DIRECTIONS
Repeat word for word the lines from the top of the records through the line containing "return v.toFixed(1).replace('.', ',')", and skip the pictures.

--- BEGIN SUPPLIED MATERIAL ---

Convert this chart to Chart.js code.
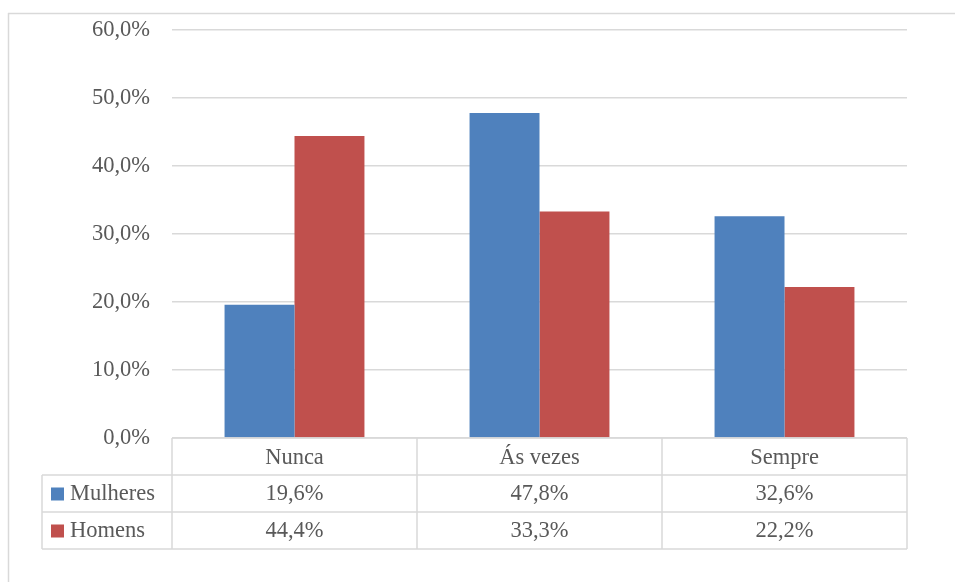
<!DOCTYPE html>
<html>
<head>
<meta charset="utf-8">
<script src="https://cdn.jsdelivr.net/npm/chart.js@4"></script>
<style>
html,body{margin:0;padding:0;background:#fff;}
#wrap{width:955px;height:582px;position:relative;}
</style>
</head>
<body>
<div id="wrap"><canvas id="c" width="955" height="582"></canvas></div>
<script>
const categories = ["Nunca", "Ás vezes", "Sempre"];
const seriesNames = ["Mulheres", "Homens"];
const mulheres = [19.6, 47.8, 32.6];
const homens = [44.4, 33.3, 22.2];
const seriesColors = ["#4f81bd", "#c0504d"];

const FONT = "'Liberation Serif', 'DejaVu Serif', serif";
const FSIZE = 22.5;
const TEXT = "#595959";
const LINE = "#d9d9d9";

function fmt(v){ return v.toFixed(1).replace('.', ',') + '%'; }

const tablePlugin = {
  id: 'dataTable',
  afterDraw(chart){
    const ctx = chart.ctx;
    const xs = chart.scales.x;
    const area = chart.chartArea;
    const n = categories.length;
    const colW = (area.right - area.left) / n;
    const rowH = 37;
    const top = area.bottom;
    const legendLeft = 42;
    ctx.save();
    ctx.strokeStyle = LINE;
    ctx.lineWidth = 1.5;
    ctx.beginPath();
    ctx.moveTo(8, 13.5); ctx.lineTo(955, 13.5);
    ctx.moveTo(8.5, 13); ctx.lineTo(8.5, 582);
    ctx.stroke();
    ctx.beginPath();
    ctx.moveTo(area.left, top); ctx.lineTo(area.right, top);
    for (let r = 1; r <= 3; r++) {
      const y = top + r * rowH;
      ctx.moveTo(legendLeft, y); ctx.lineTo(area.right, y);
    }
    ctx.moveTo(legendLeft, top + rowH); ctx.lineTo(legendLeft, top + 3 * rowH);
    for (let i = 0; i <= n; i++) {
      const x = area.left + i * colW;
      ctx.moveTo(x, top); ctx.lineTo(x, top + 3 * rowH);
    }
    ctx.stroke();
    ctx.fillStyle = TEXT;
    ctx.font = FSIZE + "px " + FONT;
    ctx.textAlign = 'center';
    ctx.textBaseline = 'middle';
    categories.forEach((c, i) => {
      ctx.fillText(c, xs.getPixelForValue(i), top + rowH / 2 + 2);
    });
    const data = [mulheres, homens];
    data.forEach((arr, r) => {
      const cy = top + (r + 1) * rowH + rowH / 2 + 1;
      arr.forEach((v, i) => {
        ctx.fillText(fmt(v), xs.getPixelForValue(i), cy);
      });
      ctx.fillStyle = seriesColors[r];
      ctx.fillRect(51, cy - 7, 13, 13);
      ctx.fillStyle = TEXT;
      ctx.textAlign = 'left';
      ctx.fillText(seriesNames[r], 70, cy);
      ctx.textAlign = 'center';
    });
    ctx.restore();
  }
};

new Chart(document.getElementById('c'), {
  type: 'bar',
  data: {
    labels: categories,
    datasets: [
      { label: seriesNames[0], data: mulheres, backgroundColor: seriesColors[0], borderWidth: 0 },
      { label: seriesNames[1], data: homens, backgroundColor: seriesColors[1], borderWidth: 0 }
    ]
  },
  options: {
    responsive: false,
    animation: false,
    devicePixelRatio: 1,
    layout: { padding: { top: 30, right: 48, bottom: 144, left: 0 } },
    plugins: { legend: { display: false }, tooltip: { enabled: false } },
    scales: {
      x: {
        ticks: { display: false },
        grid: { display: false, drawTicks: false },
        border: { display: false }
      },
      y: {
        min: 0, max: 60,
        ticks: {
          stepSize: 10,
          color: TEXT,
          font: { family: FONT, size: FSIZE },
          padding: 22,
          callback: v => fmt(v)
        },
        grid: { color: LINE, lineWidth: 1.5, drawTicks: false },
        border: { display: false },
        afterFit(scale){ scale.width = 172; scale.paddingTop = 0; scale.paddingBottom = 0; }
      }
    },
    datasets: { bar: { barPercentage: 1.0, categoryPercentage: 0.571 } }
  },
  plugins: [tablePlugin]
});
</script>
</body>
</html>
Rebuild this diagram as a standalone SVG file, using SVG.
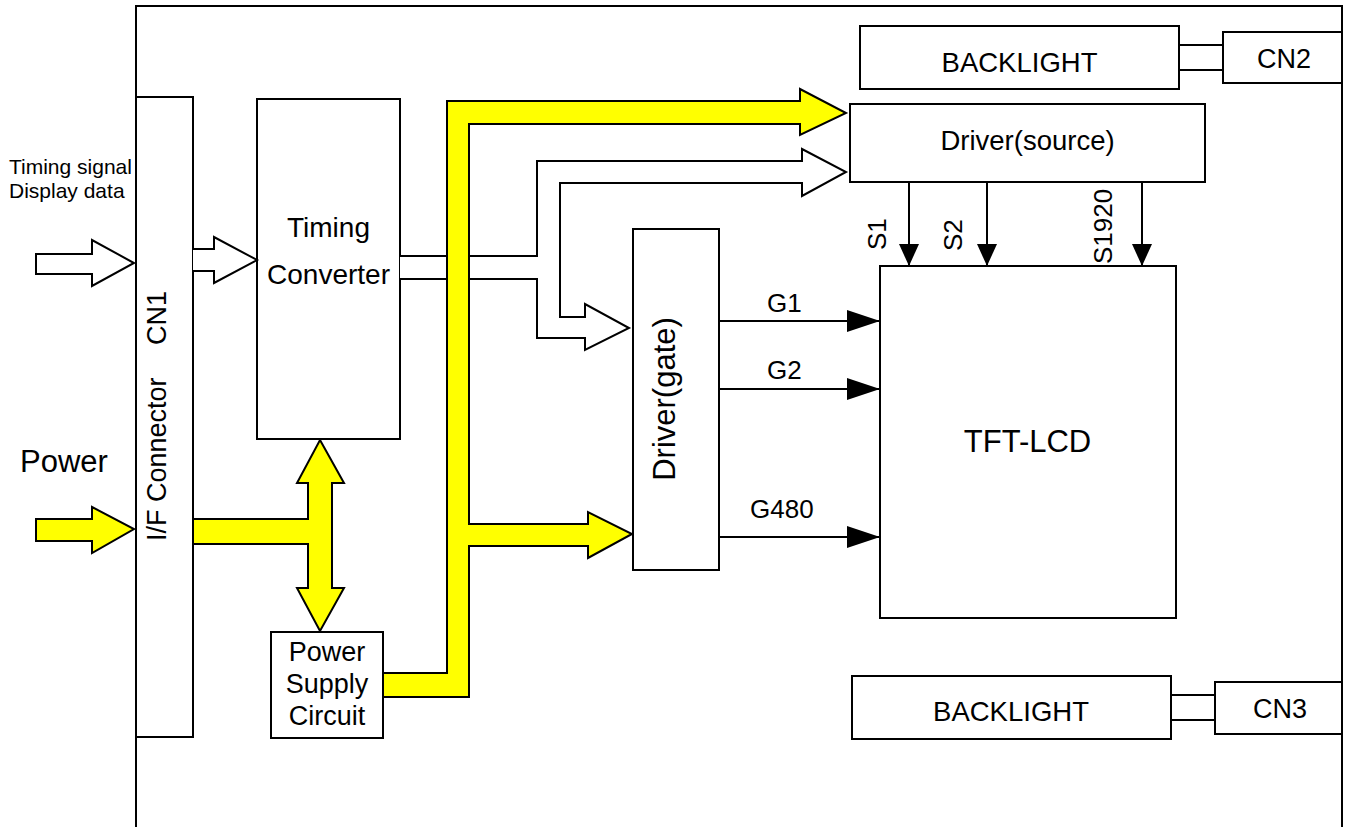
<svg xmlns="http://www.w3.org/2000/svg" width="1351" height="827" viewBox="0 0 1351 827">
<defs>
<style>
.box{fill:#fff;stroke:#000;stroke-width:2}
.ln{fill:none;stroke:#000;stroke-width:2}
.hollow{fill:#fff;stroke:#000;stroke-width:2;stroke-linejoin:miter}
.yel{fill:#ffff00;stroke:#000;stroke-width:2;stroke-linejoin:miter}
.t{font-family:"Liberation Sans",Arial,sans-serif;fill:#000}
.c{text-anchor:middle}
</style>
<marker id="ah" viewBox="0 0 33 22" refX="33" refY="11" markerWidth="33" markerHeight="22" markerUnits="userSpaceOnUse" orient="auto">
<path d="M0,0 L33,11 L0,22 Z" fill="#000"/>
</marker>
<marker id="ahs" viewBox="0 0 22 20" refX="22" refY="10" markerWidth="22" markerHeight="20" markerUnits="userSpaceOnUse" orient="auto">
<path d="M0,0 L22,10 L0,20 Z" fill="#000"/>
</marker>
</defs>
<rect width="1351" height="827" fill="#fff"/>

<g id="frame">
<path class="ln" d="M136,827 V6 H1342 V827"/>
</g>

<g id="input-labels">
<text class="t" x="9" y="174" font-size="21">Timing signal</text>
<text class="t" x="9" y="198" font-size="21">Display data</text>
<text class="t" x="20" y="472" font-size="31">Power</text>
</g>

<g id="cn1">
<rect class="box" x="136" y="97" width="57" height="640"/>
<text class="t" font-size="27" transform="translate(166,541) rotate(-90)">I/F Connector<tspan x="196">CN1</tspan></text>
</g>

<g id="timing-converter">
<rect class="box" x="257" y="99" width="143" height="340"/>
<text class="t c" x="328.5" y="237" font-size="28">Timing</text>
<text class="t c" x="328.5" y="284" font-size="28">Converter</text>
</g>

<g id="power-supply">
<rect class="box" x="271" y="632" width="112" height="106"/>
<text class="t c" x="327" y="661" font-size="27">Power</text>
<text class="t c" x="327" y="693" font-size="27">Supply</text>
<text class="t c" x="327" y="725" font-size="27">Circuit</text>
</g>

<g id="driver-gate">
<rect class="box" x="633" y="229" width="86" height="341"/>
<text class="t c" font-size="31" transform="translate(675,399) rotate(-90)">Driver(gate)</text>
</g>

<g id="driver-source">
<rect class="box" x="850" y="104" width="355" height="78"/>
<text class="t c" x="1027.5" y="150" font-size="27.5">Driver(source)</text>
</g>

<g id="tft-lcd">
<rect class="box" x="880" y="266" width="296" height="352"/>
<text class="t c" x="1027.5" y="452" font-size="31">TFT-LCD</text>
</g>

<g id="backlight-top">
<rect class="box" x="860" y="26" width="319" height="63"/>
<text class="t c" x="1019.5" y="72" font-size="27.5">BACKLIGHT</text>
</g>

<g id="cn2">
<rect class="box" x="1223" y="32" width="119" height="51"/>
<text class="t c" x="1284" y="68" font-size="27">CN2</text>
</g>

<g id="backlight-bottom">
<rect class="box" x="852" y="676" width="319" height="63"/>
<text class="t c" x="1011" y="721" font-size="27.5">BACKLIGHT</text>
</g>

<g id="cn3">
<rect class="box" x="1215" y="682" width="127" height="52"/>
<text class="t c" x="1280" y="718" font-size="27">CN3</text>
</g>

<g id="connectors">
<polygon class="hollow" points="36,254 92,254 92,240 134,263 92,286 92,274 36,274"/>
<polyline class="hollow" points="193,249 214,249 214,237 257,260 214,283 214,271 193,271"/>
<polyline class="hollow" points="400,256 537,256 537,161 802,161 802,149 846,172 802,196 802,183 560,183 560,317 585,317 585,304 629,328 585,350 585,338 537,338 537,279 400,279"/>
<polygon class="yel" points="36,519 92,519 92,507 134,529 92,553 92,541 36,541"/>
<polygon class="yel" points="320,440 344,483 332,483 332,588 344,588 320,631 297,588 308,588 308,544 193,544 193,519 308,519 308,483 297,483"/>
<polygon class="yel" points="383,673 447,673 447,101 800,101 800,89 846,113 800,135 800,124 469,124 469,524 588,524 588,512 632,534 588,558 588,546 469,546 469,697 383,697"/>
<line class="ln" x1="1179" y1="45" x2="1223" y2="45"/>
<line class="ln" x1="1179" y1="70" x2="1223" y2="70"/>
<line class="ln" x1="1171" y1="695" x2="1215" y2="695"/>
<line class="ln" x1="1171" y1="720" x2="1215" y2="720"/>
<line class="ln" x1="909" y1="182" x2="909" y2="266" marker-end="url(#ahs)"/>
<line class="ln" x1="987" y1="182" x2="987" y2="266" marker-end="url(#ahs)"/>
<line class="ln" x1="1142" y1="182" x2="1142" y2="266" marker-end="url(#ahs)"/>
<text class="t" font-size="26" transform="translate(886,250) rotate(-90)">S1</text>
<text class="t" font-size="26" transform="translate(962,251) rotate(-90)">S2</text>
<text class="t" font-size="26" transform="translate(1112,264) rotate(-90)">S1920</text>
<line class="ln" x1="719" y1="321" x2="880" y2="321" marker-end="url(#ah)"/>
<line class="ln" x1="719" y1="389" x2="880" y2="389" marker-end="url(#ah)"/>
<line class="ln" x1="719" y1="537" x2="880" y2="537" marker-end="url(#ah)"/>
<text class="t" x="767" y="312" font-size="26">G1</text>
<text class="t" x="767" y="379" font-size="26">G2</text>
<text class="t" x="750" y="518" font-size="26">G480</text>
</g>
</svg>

--- END SUPPLIED MATERIAL ---

TASK OUTPUT
Convert this chart to Chart.js code.
<!DOCTYPE html>
<html>
<head>
<meta charset="utf-8">
<script src="https://cdn.jsdelivr.net/npm/chart.js@4"></script>
<style>
html,body{margin:0;padding:0;background:#fff;}
#wrap{width:955px;height:582px;position:relative;}
</style>
</head>
<body>
<div id="wrap"><canvas id="c" width="955" height="582"></canvas></div>
<script>
const categories = ["Nunca", "Ás vezes", "Sempre"];
const seriesNames = ["Mulheres", "Homens"];
const mulheres = [19.6, 47.8, 32.6];
const homens = [44.4, 33.3, 22.2];
const seriesColors = ["#4f81bd", "#c0504d"];

const FONT = "'Liberation Serif', 'DejaVu Serif', serif";
const FSIZE = 22.5;
const TEXT = "#595959";
const LINE = "#d9d9d9";

function fmt(v){ return v.toFixed(1).replace('.', ',') + '%'; }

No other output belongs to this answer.